DataBiosphere / dsub

Open-source command-line tool to run batch computing tasks and workflows on backend services such as Google Cloud.
Apache License 2.0
261 stars 43 forks source link

Feature request: Allow using an existing instance template on gcp #236

Open infalmo opened 2 years ago

mbookman commented 2 years ago

Thanks for the feature request, @infinitepr0 !

Can you describe more of the motivation behind the request?

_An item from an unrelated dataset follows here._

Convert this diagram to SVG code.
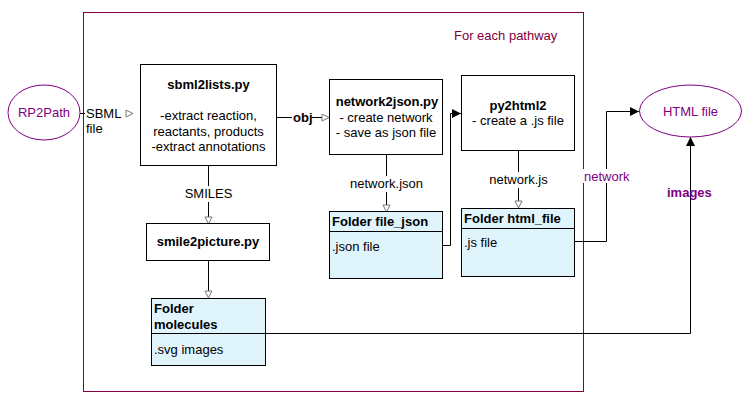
<svg xmlns="http://www.w3.org/2000/svg" width="745" height="401" viewBox="0 0 745 401">
<style>
text{font-family:"Liberation Sans",Arial,sans-serif;font-size:13px;fill:#000}
.b{font-weight:bold}
.p{fill:#800080}
.m{text-anchor:middle}
.box{fill:#fff;stroke:#000;stroke-width:1}
.fold{fill:#e0f4fc;stroke:#000;stroke-width:1}
.ln{fill:none;stroke:#000;stroke-width:1}
</style>
<defs>
<marker id="open" markerWidth="9" markerHeight="9" refX="8" refY="4" orient="auto" markerUnits="userSpaceOnUse">
<path d="M1,0.5 L8,4 L1,7.5 Z" fill="#fff" stroke="#777" stroke-width="1"/>
</marker>
<marker id="fill" markerWidth="10" markerHeight="10" refX="9" refY="5" orient="auto" markerUnits="userSpaceOnUse">
<path d="M0,0.5 L9,5 L0,9.5 Z" fill="#000"/>
</marker>
</defs>
<rect width="745" height="401" fill="#fff"/>
<g id="frame">
<rect x="83.5" y="12.5" width="500" height="379" fill="none" stroke="#800040" stroke-width="1"/>
<text x="454" y="40" style="fill:#800040">For each pathway</text>
</g>
<g id="connectors">
<line class="ln" x1="80" y1="113.5" x2="85" y2="113.5"/>
<path d="M126,110 L133,113.5 L126,117 Z" fill="#fff" stroke="#777"/>
<line class="ln" x1="277" y1="117.5" x2="292" y2="117.5"/>
<line class="ln" x1="312" y1="117.5" x2="329" y2="117.5" marker-end="url(#open)"/>
<text x="293" y="122" class="b">obj</text>
<line class="ln" x1="208.5" y1="166" x2="208.5" y2="186"/>
<line class="ln" x1="208.5" y1="202" x2="208.5" y2="224" marker-end="url(#open)"/>
<text x="208.5" y="198" class="m">SMILES</text>
<line class="ln" x1="208.5" y1="261" x2="208.5" y2="298" marker-end="url(#open)"/>
<line class="ln" x1="386.5" y1="155" x2="386.5" y2="176"/>
<line class="ln" x1="386.5" y1="192" x2="386.5" y2="212" marker-end="url(#open)"/>
<text x="386.5" y="188" class="m">network.json</text>
<path class="ln" d="M443,245.5 H450.5 V113.5 H461" marker-end="url(#fill)"/>
<line class="ln" x1="518.5" y1="151" x2="518.5" y2="172"/>
<line class="ln" x1="518.5" y1="188" x2="518.5" y2="208" marker-end="url(#open)"/>
<text x="518.5" y="184" class="m">network.js</text>
<path class="ln" d="M575,241.5 H606.5 V111.5 H639" marker-end="url(#fill)"/>
<rect x="583" y="169" width="46" height="14" fill="#fff"/>
<text x="584" y="181" class="p">network</text>
<path class="ln" d="M266,333.5 H690.5 V137" marker-end="url(#fill)"/>
<text x="667" y="197" class="b p">images</text>
</g>
<g id="rp2path">
<ellipse cx="44" cy="112.5" rx="36" ry="27.5" fill="#fff" stroke="#800080"/>
<text x="44" y="117" class="m p">RP2Path</text>
</g>
<g id="sbml-label">
<text x="86" y="118">SBML</text>
<text x="86" y="133">file</text>
</g>
<g id="sbml2lists">
<rect class="box" x="140.5" y="64.5" width="136" height="101"/>
<text x="208.5" y="89" class="m b">sbml2lists.py</text>
<text x="208.5" y="120" class="m">-extract reaction,</text>
<text x="208.5" y="136" class="m">reactants, products</text>
<text x="208.5" y="151" class="m">-extract annotations</text>
</g>
<g id="network2json">
<rect class="box" x="329.5" y="79.5" width="113" height="75"/>
<text x="387" y="106" class="m b">network2json.py</text>
<text x="386" y="122" class="m">- create network</text>
<text x="386" y="137" class="m">- save as json file</text>
</g>
<g id="py2html2">
<rect class="box" x="461.5" y="75.5" width="113" height="75"/>
<text x="518" y="110" class="m b">py2html2</text>
<text x="518" y="125" class="m">- create a .js file</text>
</g>
<g id="smile2picture">
<rect class="box" x="146.5" y="223.5" width="123" height="37"/>
<text x="208" y="246" class="m b">smile2picture.py</text>
</g>
<g id="folder-file-json">
<rect class="fold" x="329.5" y="211.5" width="113" height="67"/>
<line class="ln" x1="329.5" y1="231.5" x2="442.5" y2="231.5"/>
<text x="332" y="226" class="b">Folder file_json</text>
<text x="332" y="251">.json file</text>
</g>
<g id="folder-html-file">
<rect class="fold" x="461.5" y="208.5" width="113" height="68"/>
<line class="ln" x1="461.5" y1="228.5" x2="574.5" y2="228.5"/>
<text x="464" y="223" class="b">Folder html_file</text>
<text x="464" y="247">.js file</text>
</g>
<g id="folder-molecules">
<rect class="fold" x="151.5" y="298.5" width="114" height="67"/>
<line class="ln" x1="151.5" y1="333.5" x2="265.5" y2="333.5"/>
<text x="154" y="313" class="b">Folder</text>
<text x="154" y="329" class="b">molecules</text>
<text x="154" y="354">.svg images</text>
</g>
<g id="html-file">
<ellipse cx="690.5" cy="111" rx="51" ry="26" fill="#fff" stroke="#800080"/>
<text x="690.5" y="116" class="m p">HTML file</text>
</g>
</svg>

The Cloud Life Sciences API that dsub uses to run tasks does not allow for the specification of an instance template:

https://cloud.google.com/life-sciences/docs/reference/rest/v2beta/projects.locations.pipelines/run#VirtualMachine

So we'd need to bubble up the request for the feature in dsub to the Google team supporting the API. The more you are able to articulate the value of the feature and what capabilities you are currently missing, the better the chance that they can resource an update to the API.

Thanks!

slagelwa commented 1 year ago

Might make it easier/simpler to submit jobs?

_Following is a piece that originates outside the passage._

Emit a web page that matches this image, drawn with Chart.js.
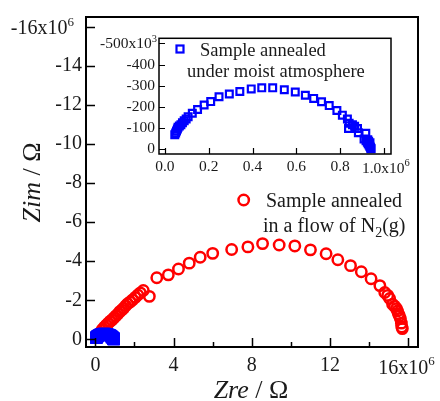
<!DOCTYPE html>
<html><head><meta charset="utf-8">
<script src="https://cdn.jsdelivr.net/npm/chart.js@4.4.0/dist/chart.umd.min.js"></script>
<style>
html,body{margin:0;padding:0;background:#fff;}
#wrap{position:relative;width:440px;height:401px;overflow:hidden;}
#main{position:absolute;left:0;top:0;}
#inset{position:absolute;left:90px;top:25px;}
</style></head><body>
<div id="wrap">
<canvas id="main" width="440" height="401"></canvas>
<canvas id="inset" width="335" height="155"></canvas>
</div>
<script>
// ---- data: sample annealed in N2 flow (Zre, Zim in 10^6 ohm) ----
const n2Zre = [0.15,0.25,0.35,0.45,0.55,0.65,0.75,0.85,0.95,1.05,1.15,1.25,1.35,1.45,1.55,1.65,1.78,1.9,2.04,2.17,2.3,2.45,2.76,3.14,3.73,4.25,4.8,5.36,6.0,6.97,7.8,8.55,9.4,10.2,11.0,11.8,12.4,13.05,13.6,14.1,14.55,14.8,14.95,15.05,15.2,15.3,15.4,15.45,15.5,15.55,15.6,15.65,15.67,15.7];
const n2Zim = [-0.2,-0.35,-0.5,-0.62,-0.72,-0.82,-0.92,-1.0,-1.1,-1.2,-1.3,-1.42,-1.5,-1.6,-1.72,-1.82,-1.92,-2.02,-2.15,-2.27,-2.38,-2.5,-2.2,-3.15,-3.3,-3.6,-3.9,-4.2,-4.4,-4.6,-4.73,-4.9,-4.83,-4.78,-4.58,-4.38,-4.07,-3.77,-3.46,-3.1,-2.75,-2.4,-2.25,-2.09,-1.8,-1.7,-1.57,-1.45,-1.3,-1.2,-1.07,-0.83,-0.63,-0.55];
// ---- data: sample annealed under moist atmosphere (Zre in 10^6 ohm, Zim in 10^3 ohm) ----
const moistZre = [0.045,0.049,0.053,0.057,0.06,0.066,0.073,0.08,0.088,0.097,0.106,0.125,0.149,0.179,0.209,0.247,0.294,0.342,0.394,0.442,0.492,0.545,0.595,0.641,0.679,0.715,0.75,0.785,0.81,0.833,0.841,0.856,0.838,0.866,0.879,0.883,0.917,0.909,0.918,0.924,0.926,0.928,0.93,0.932,0.935,0.936,0.938,0.94,0.941];
const moistZimK = [-68,-77,-86,-95,-104,-110,-116,-125,-134,-143,-153,-170,-188,-209,-225,-248,-261,-273,-285,-290,-290,-281,-270,-255,-240,-224,-206,-183,-161,-143,-123,-116,-98,-108,-98,-78,-75,-48,-40,-33,-45,-26,-38,-20,-14,-30,-9,-5,-2];
// ---- ticks ----
const mainXTicks = [0,4,8,12,16];
const mainXMinor = [2,6,10,14];
const mainYTicks = [-16,-14,-12,-10,-8,-6,-4,-2,0];
const insetXTicks = [0,0.2,0.4,0.6,0.8,1.0];
const insetYTicks = [-500,-400,-300,-200,-100,0];
// ---- texts ----
const legendN2 = ['Sample annealed','in a flow of N','2','(g)'];
const legendMoist = ['Sample annealed','under moist atmosphere'];
const xTitle = ['Zre',' / Ω'];
const yTitle = ['Zim',' / Ω'];

const SERIF = '"Liberation Serif","Times New Roman",serif';
const INK = '#1a1a1a';
const RED = '#ff0000', BLUE = '#0000ff';

function f(size, style){ return (style?style+' ':'') + size + 'px ' + SERIF; }
function drawRich(ctx, segs, x, y, align){
  let total = 0;
  segs.forEach(s=>{ ctx.font = s.font; s.w = ctx.measureText(s.t).width; total += s.w; });
  let cx = align==='center' ? x - total/2 : (align==='right' ? x - total : x);
  ctx.textAlign = 'left'; ctx.textBaseline = 'alphabetic';
  segs.forEach(s=>{ ctx.font = s.font; ctx.fillText(s.t, cx, y + (s.dy||0)); cx += s.w; });
}

// ---------------- main chart ----------------
const mainDeco = {
  id:'mainDeco',
  afterDraw(chart){
    const ctx = chart.ctx, a = chart.chartArea, xs = chart.scales.x, ys = chart.scales.y;
    ctx.save();
    ctx.strokeStyle = '#000'; ctx.lineWidth = 2;
    ctx.strokeRect(a.left, a.top, a.right-a.left, a.bottom-a.top);
    ctx.lineWidth = 1.5;
    ctx.beginPath();
    mainYTicks.forEach(v=>{ const p = Math.round(ys.getPixelForValue(v))+0.5; ctx.moveTo(a.left, p); ctx.lineTo(a.left+9, p); });
    mainXTicks.forEach(v=>{ const p = Math.round(xs.getPixelForValue(v))+0.5; ctx.moveTo(p, a.bottom); ctx.lineTo(p, a.bottom-9); });
    mainXMinor.forEach(v=>{ const p = Math.round(xs.getPixelForValue(v))+0.5; ctx.moveTo(p, a.bottom); ctx.lineTo(p, a.bottom-5); });
    ctx.stroke();
    ctx.fillStyle = INK;
    const py = ys.getPixelForValue(-16);
    drawRich(ctx, [{t:'-16x10', font:f(20)}, {t:'6', font:f(13), dy:-8}], a.left-12, py+7, 'right');
    const px = xs.getPixelForValue(16);
    drawRich(ctx, [{t:'16x10', font:f(20)}, {t:'6', font:f(13), dy:-9}], px-30, a.bottom+27, 'left');
    drawRich(ctx, [{t:xTitle[0], font:f(26,'italic')}, {t:xTitle[1], font:f(26)}], 251, 398, 'center');
    ctx.save();
    ctx.translate(40, 182.5); ctx.rotate(-Math.PI/2);
    drawRich(ctx, [{t:yTitle[0], font:f(26,'italic')}, {t:yTitle[1], font:f(26)}], 0, 0, 'center');
    ctx.restore();
    ctx.strokeStyle = RED; ctx.lineWidth = 2.5;
    ctx.beginPath(); ctx.arc(243.7, 200, 5.2, 0, Math.PI*2); ctx.stroke();
    ctx.fillStyle = INK;
    drawRich(ctx, [{t:legendN2[0], font:f(20)}], 266, 207, 'left');
    drawRich(ctx, [{t:legendN2[1], font:f(20)}, {t:legendN2[2], font:f(14), dy:5}, {t:legendN2[3], font:f(20)}], 263, 232, 'left');
    ctx.restore();
  }
};

new Chart(document.getElementById('main'), {
  type:'scatter',
  data:{ datasets:[
    { label:'moist', data: moistZre.map((x,i)=>({x:x, y:moistZimK[i]/1000})),
      pointStyle:'rect', pointRadius:6.7, borderColor:BLUE, borderWidth:2.5, backgroundColor:'rgba(0,0,0,0)' },
    { label:'N2', data: n2Zre.map((x,i)=>({x:x, y:n2Zim[i]})),
      pointStyle:'circle', pointRadius:5.2, borderColor:RED, borderWidth:2.5, backgroundColor:'rgba(0,0,0,0)' }
  ]},
  options:{
    responsive:false, animation:false, devicePixelRatio:1,
    layout:{ padding:{ top:17, right:22, left:0, bottom:0 } },
    plugins:{ legend:{display:false}, tooltip:{enabled:false} },
    scales:{
      x:{ type:'linear', min:-0.48, max:16.5,
          grid:{display:false, drawTicks:false}, border:{display:false},
          afterBuildTicks:s=>{ s.ticks = mainXTicks.map(v=>({value:v})); },
          afterFit:s=>{ s.height = 54; },
          ticks:{ padding:7, color:INK, font:{family:SERIF, size:20}, maxRotation:0, autoSkip:false,
                  callback:v=> v===16 ? '' : String(v) } },
      y:{ type:'linear', min:-16.49, max:0.39, reverse:true,
          grid:{display:false, drawTicks:false}, border:{display:false},
          afterBuildTicks:s=>{ s.ticks = mainYTicks.map(v=>({value:v})); },
          afterFit:s=>{ s.width = 86; },
          ticks:{ padding:4, color:INK, font:{family:SERIF, size:20}, autoSkip:false,
                  callback:v=> v===-16 ? '' : String(v) } }
    }
  },
  plugins:[mainDeco]
});

// ---------------- inset chart ----------------
const insetDeco = {
  id:'insetDeco',
  beforeDraw(chart){
    const ctx = chart.ctx, a = chart.chartArea;
    ctx.save(); ctx.fillStyle = '#fff';
    ctx.fillRect(a.left, a.top, a.right-a.left, a.bottom-a.top);
    ctx.restore();
  },
  afterDraw(chart){
    const ctx = chart.ctx, a = chart.chartArea, xs = chart.scales.x, ys = chart.scales.y;
    ctx.save();
    ctx.strokeStyle = '#000'; ctx.lineWidth = 1.5;
    ctx.strokeRect(a.left, a.top, a.right-a.left, a.bottom-a.top);
    ctx.lineWidth = 1.2;
    ctx.beginPath();
    insetYTicks.forEach(v=>{ const p = Math.round(ys.getPixelForValue(v))+0.5; ctx.moveTo(a.left, p); ctx.lineTo(a.left+6, p); });
    insetXTicks.forEach(v=>{ const p = Math.round(xs.getPixelForValue(v))+0.5; ctx.moveTo(p, a.bottom); ctx.lineTo(p, a.bottom-6); });
    ctx.stroke();
    ctx.fillStyle = INK;
    const py = ys.getPixelForValue(-500);
    drawRich(ctx, [{t:'-500x10', font:f(15.5)}, {t:'3', font:f(10.5), dy:-6}], a.left-2, py+5, 'right');
    const px = xs.getPixelForValue(1.0);
    drawRich(ctx, [{t:'1.0x10', font:f(15.5)}, {t:'6', font:f(10.5), dy:-7}], px-22, a.bottom+19, 'left');
    ctx.strokeStyle = BLUE; ctx.lineWidth = 2.2;
    ctx.strokeRect(90-3.5, 24-3.5, 7, 7);
    ctx.fillStyle = INK;
    drawRich(ctx, [{t:legendMoist[0], font:f(18.5)}], 110, 31, 'left');
    drawRich(ctx, [{t:legendMoist[1], font:f(18.5)}], 97, 52, 'left');
    ctx.restore();
  }
};

new Chart(document.getElementById('inset'), {
  type:'scatter',
  data:{ datasets:[
    { label:'moist', data: moistZre.map((x,i)=>({x:x, y:moistZimK[i]})),
      pointStyle:'rect', pointRadius:4.8, borderColor:BLUE, borderWidth:2.2, backgroundColor:'rgba(0,0,0,0)' }
  ]},
  options:{
    responsive:false, animation:false, devicePixelRatio:1,
    layout:{ padding:{ top:8, right:34, left:0, bottom:0 } },
    plugins:{ legend:{display:false}, tooltip:{enabled:false} },
    scales:{
      x:{ type:'linear', min:-0.027, max:1.032,
          grid:{display:false, drawTicks:false}, border:{display:false},
          afterBuildTicks:s=>{ s.ticks = insetXTicks.map(v=>({value:v})); },
          afterFit:s=>{ s.height = 26; },
          ticks:{ padding:4, color:INK, font:{family:SERIF, size:15.5}, maxRotation:0, autoSkip:false,
                  callback:v=> v===1 ? '' : v.toFixed(1) } },
      y:{ type:'linear', min:-524, max:22.6, reverse:true,
          grid:{display:false, drawTicks:false}, border:{display:false},
          afterBuildTicks:s=>{ s.ticks = insetYTicks.map(v=>({value:v})); },
          afterFit:s=>{ s.width = 69; },
          ticks:{ padding:4, color:INK, font:{family:SERIF, size:15.5}, autoSkip:false,
                  callback:v=> v===-500 ? '' : String(v) } }
    }
  },
  plugins:[insetDeco]
});
</script>
</body></html>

E.g. one might be able to replace this:

dsub \
    --provider google-cls-v2 \
    --network projects/XXXXX/global/networks/XXXXX-shared \
    --subnetwork projects/YYYYY/regions/us-west1/subnetworks/YYYYY-west1 \
    --service-account runner@xxxxx.iam.gserviceaccount.com \
    --region us-west1 \
    --use-private-address \
    --min-ram 32 \
    --min-cores 8 \
    --boot-disk-size 10 \
    --disk-size 1500 \
    --project myproject \
    --image us.gcr.io/myproject/bcl2fastq2:2.20.0 \
    --logging gs://mybucket/logging/ \
    --input-recursive INPUT_PATH=gs://mybucket/run \
    --output-recursive OUTPUT_PATH=gs://mybucket/fastq \
    --command 'bcl2fastq 
         --runfolder-dir /mnt/data/input/run 
         --output-dir /mnt/data/output/fastq 
         --sample-sheet /mnt/data/input/SampleSheet.csv' \
    --wait

with this?

dsub \
    --provider google-cls-v2 \
    --template convert \
    --project myproject \
    --image us.gcr.io/myproject/bcl2fastq2:2.20.0 \
    --logging gs://mybucket/logging/ \
    --input-recursive INPUT_PATH=gs://mybucket/run \
    --output-recursive OUTPUT_PATH=gs://mybucket/fastq \
    --command 'bcl2fastq 
         --runfolder-dir /mnt/data/input/run 
         --output-dir /mnt/data/output/fastq 
         --sample-sheet /mnt/data/input/SampleSheet.csv' \
    --wait

Granted if it was something you were running frequently most people would probably just throw it into a script with a few parameters and just use the script. But with the template at least if any of your machine or networking parameters need to change you just update the template instead of having to hunt down all your scripts.

mbookman commented 1 year ago

FWIW, we are in the process of adding support for the new Google Batch API.

One feature of the API is to Create a job from a Compute Engine instance template.

Once we have feature parity and stability of dsub with the Batch provider, we'll explore some of the new capabilities that the new API enables.

slagelwa commented 1 year ago

I hadn't heard of Google Batch API. Looks like a replacement for LIfe Sciences? Do you think there are going to be any limitations using Batch over Life Sciences?